I have started numerous posts since I got back but I haven’t finished any. I realized earlier this summer that I process things by talking about them with someone or writing about it. The posts I’ve started cover a variety of topics and the majority are very introspective. I learned and experienced a lot this summer but I feel as if my mind is almost backed up. Like I went through so much and am having to reevaluate a lot of things that my mind is taking it’s time sifting through them. Usually, my thoughts form as I am writing or speaking them. And although I’ve done both numerous times, I still don’t know what my point is. My words are painting this picture and I can’t quite figure out what it is. I don’t know what it’s supposed to be and it’s throwing me off. I’m confused. I don’t know how to write without knowing the ending yet. I already know that this thinking block that I’m experiencing is going to help me grow. I feel like I’m fumbling through words and that I don’t make sense. And I want to make sense, I don’t like to waste time by rambling. But maybe I need to do that for a little bit.
I hope this doesn’t just happen to me, but I’ve noticed that people across all age groups, demographics, and socio-economic situation interrupt me when I’m talking. I’m not sure if they get bored or just get really excited about a side topic, but it happens regularly. Over time, this has made me feel like people don’t value what I’m saying or that they think I’m talking just to hear my own voice. It has bothered me for a while now. Sometimes I just keep talking when they interrupt me. A few get the hint and shut up, but by that time they’ve missed my point and so don’t understand what I’m trying to say and so then I feel misunderstood. Most of the time, I let people interrupt me. I then spend the rest of the conversation wondering what makes them think they’re thoughts were more important and immediate than mine. Was I not making sense, is my point invalid, or are you just being rude? I don’t know what to say. And so I haven’t said much in the past. I’ve continued to talk once or twice just because I was so fed up with the person, but most of the time I tuck my thoughts away and let the other person talk. I think that over time, this tucking away of my thoughts has been detrimental to me. I often keep quiet with my thoughts or don’t voice them as loud enough for others to hear. I’m worried that I may have tucked them so far away that they don’t know how to make themselves known.

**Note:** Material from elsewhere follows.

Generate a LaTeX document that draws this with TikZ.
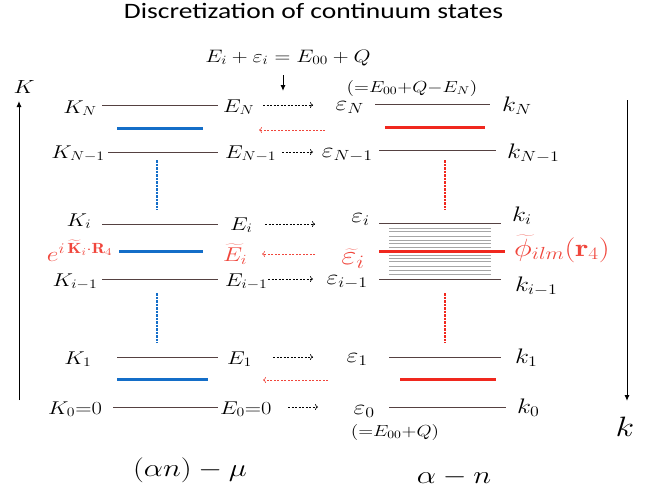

So I’m trying to get a grip of myself. I’m writing to reclaim my thoughts. The title is very self explanatory. I sat down, closed my eyes, and let my thoughts flow onto the page. I didn’t edit. I think one big reason why I haven’t finished any posts is because I am constantly editing myself. It’s like I’m overly conscious of my unseen audience. I’ve turned into the conversationalist I hate, the one that makes me feel out of place. I don’t like feeling out of place, especially on my own blog. When I write, I’m going to write what’s on my mind and just let my thoughts flow. I’ll probably close my eyes, it helps me concentrate. I’ll finish a post and when I go back to read it I’ll see that it makes sense, that my thoughts are valid and that I don’t need to rush them.